By Prathiba Raju, IANS,
New Delhi : As an Ivory Coast national battles for life after iron rods jutting out of a truck pierced his body in the capital, dangerously overloaded vehicles are back under the scanner. Traffic experts warn that such accidents will continue unless those responsible are severely punished.
Pointing out that there are no safety aspects or specifications in the country’s Motor Vehicles Act for trucks that carry construction material, they say traffic police should impose fines on such vehicles that ply without adequate safety measures.
Sharfuddin, the director of the Institute of Road Traffic Education, a non-profit organisation working for improving traffic management, felt that poor law enforcement is the reason behind such incidents.
“Poor enforcement and regulation of traffic is the main cause of such accidents. Roads are not wide enough; huge trucks carrying iron rods do not bother to follow safety measures. Almost all roads in Delhi are prone to accidents,” he told IANS.
P.K. Sarkar, a professor in the School of Planning and Architecture, said: “In Western countries, building materials are totally concealed while they are being transported in trams, but in our country iron rods are transported even in cycle rickshaws and hand carts.”
Head of All India Institute of Medical Sciences’s (AIIMS) trauma centre M.C. Mishra said owners of such trucks should be severely punished.

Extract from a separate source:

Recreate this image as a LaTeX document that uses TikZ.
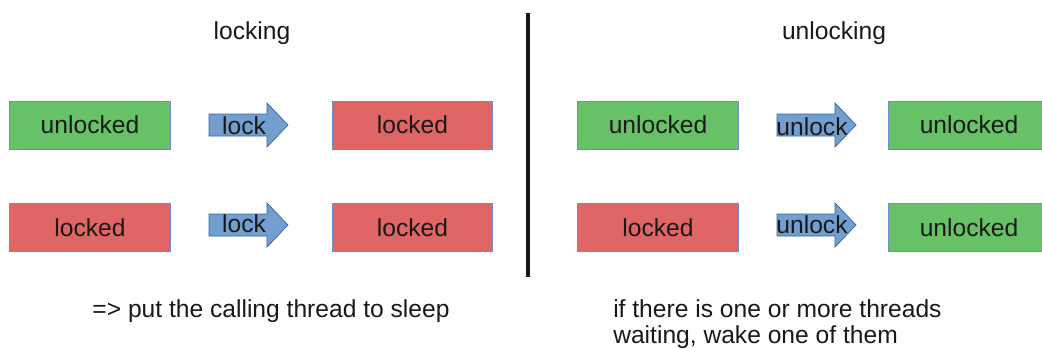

“Every time I attend to such accident cases, I pray that they stop. It happens due to sheer negligence of truck drivers. Such accidents are easily avoidable. The owners of these trucks should be severely punished and the truck should be impounded,” he said.
Mishra said they face several challenges while handling such cases.

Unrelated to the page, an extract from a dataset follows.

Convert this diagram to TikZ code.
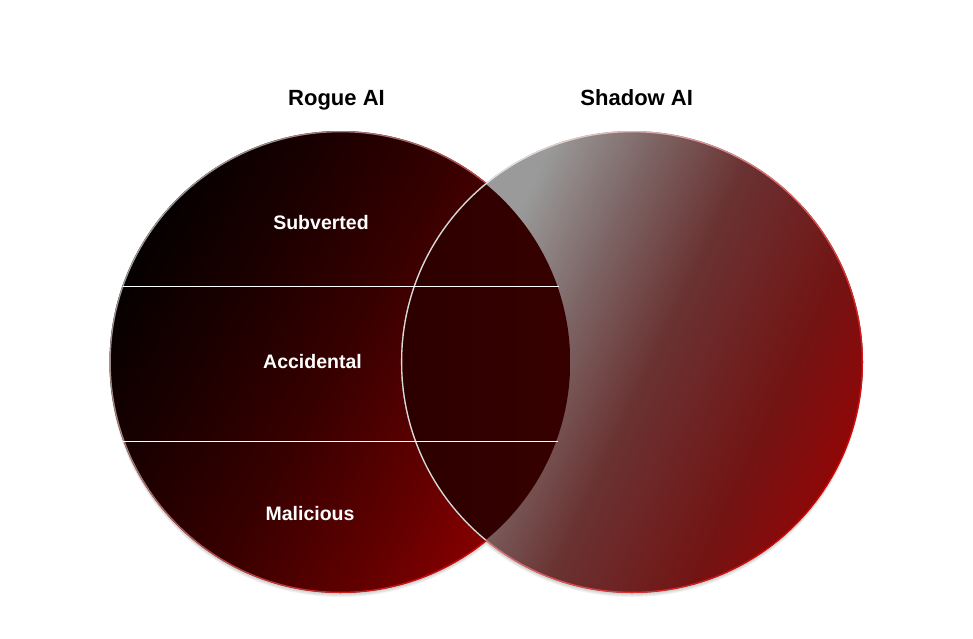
\documentclass[tikz,border=0pt]{standalone}
\usepackage{fontspec}
\setmainfont{Liberation Sans}
\usetikzlibrary{calc}
\definecolor{rogueRed}{HTML}{A00000}
\definecolor{shadowGray}{HTML}{9A9A9A}
\definecolor{edgeRed}{HTML}{D40000}
\definecolor{lapLeft}{HTML}{2C0000}
\definecolor{lapRight}{HTML}{4A0000}
\pgfdeclarehorizontalshading{rogueShade}{100bp}{color(0bp)=(black); color(22bp)=(black); color(38bp)=(rgb,255:red,30;green,0;blue,0); color(50bp)=(rgb,255:red,56;green,0;blue,0); color(64bp)=(rgb,255:red,98;green,0;blue,0); color(80bp)=(rogueRed); color(100bp)=(rogueRed)}
\pgfdeclarehorizontalshading{shadowShade}{100bp}{color(0bp)=(shadowGray); color(32bp)=(shadowGray); color(42bp)=(rgb,255:red,125;green,100;blue,100); color(52bp)=(rgb,255:red,106;green,50;blue,50); color(66bp)=(rgb,255:red,115;green,20;blue,20); color(80bp)=(rogueRed); color(100bp)=(rogueRed)}
\begin{document}
\begin{tikzpicture}[x=1pt,y=-1pt]
   \def\rr{231}
   \useasboundingbox (0,0) rectangle (973,638);
   \coordinate (rogue) at (340.5,362);
   \coordinate (shadow) at (632,362);
   % soft shadow under the circles
   \foreach \d in {1,2,3,4}
     \fill[black,opacity=0.05] ($(rogue)+(0,\d)$) circle(\rr) ($(shadow)+(0,\d)$) circle(\rr);
   % the two circles
   \shade[shading=rogueShade,shading angle=-30] (rogue) circle(\rr);
   \shade[even odd rule,top color=shadowGray,bottom color=edgeRed,shading angle=55] (rogue) circle(\rr) (rogue) circle(\rr-1.3);
   \shade[shading=shadowShade,shading angle=-25] (shadow) circle(\rr);
   \shade[even odd rule,top color=white!80!gray,bottom color=edgeRed,shading angle=55] (shadow) circle(\rr) (shadow) circle(\rr-1.3);
   % overlap
   \begin{scope}
     \clip (rogue) circle(\rr-1.3);
     \shade[left color=lapLeft,right color=lapRight] (shadow) circle(\rr);
     \draw[white!70!gray,line width=1.3pt] (shadow) circle(\rr-0.6);
   \end{scope}
   % layers of the left circle
   \coordinate (a1) at (122.5,286);
   \coordinate (a2) at (558.6,286);
   \coordinate (b1) at (123.1,441);
   \coordinate (b2) at (557.9,441);
   \draw[white,line width=0.8pt] (a1) -- (a2);
   \draw[white,line width=0.8pt] (b1) -- (b2);
   \node[anchor=base,font=\fontsize{22}{26}\selectfont\bfseries] (rogueTitle) at (336.5,105) {Rogue AI};
   \node[anchor=base,font=\fontsize{22}{26}\selectfont\bfseries] (shadowTitle) at (636.7,105) {Shadow AI};
   \node[anchor=base,white,font=\fontsize{19.5}{23}\selectfont\bfseries] (subverted) at (321,229.3) {Subverted};
   \node[anchor=base,white,font=\fontsize{19.5}{23}\selectfont\bfseries] (accidental) at (312.5,368.3) {Accidental};
   \node[anchor=base,white,font=\fontsize{19.5}{23}\selectfont\bfseries] (malicious) at (310,520) {Malicious};
\end{tikzpicture}
\end{document}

“In the case of the Ivory Coast national, the unclean rods have gone inside the victim’s body. Tackling infection will be our key challenge. We have to work on it for a couple of days,” Mishra added.
On Monday, two Africans studying IT here – Adoma and Cheick – met with the accident when their car collided with an iron-rod carrying truck near Savitri cinema in south Delhi.
Two iron rods pierced the wind screen of their car, entered Adoma’s right arm, chest and then the seat. Cheick, who was sitting behind the driver’s seat, was injured in his leg by one rod that pierced through Adoma’s body. Adoma is still in a critical condition.
Last month in a similar accident in Kalkaji area, an auto-rickshaw collided with a truck carrying iron rods which pierced through auto driver Amrik Singh’s thigh.
In another case last year, doctors in Delhi removed a five-foot-long and two-inch wide iron rod from the chest of a youth after a six-hour long surgery.
Asked about steps taken by police to tackle such accidents, Joint Commissioner of Police (Traffic) Satyendra Garg told IANS: “We have booked around 54,000 commercial vehicles for violating traffic rules this year till April 15.
“Also, as many challans have been issued against vehicles that include both high loaded vehicles (those that carry goods more than the vehicle’s capacity and long loaded vehicles – those that carry the goods which propel out of the vehicle).”
“If trucks are involved in such accidents, police will register and investigate the case, and overloaded trucks will be under the scanner of the traffic police,” Garg added.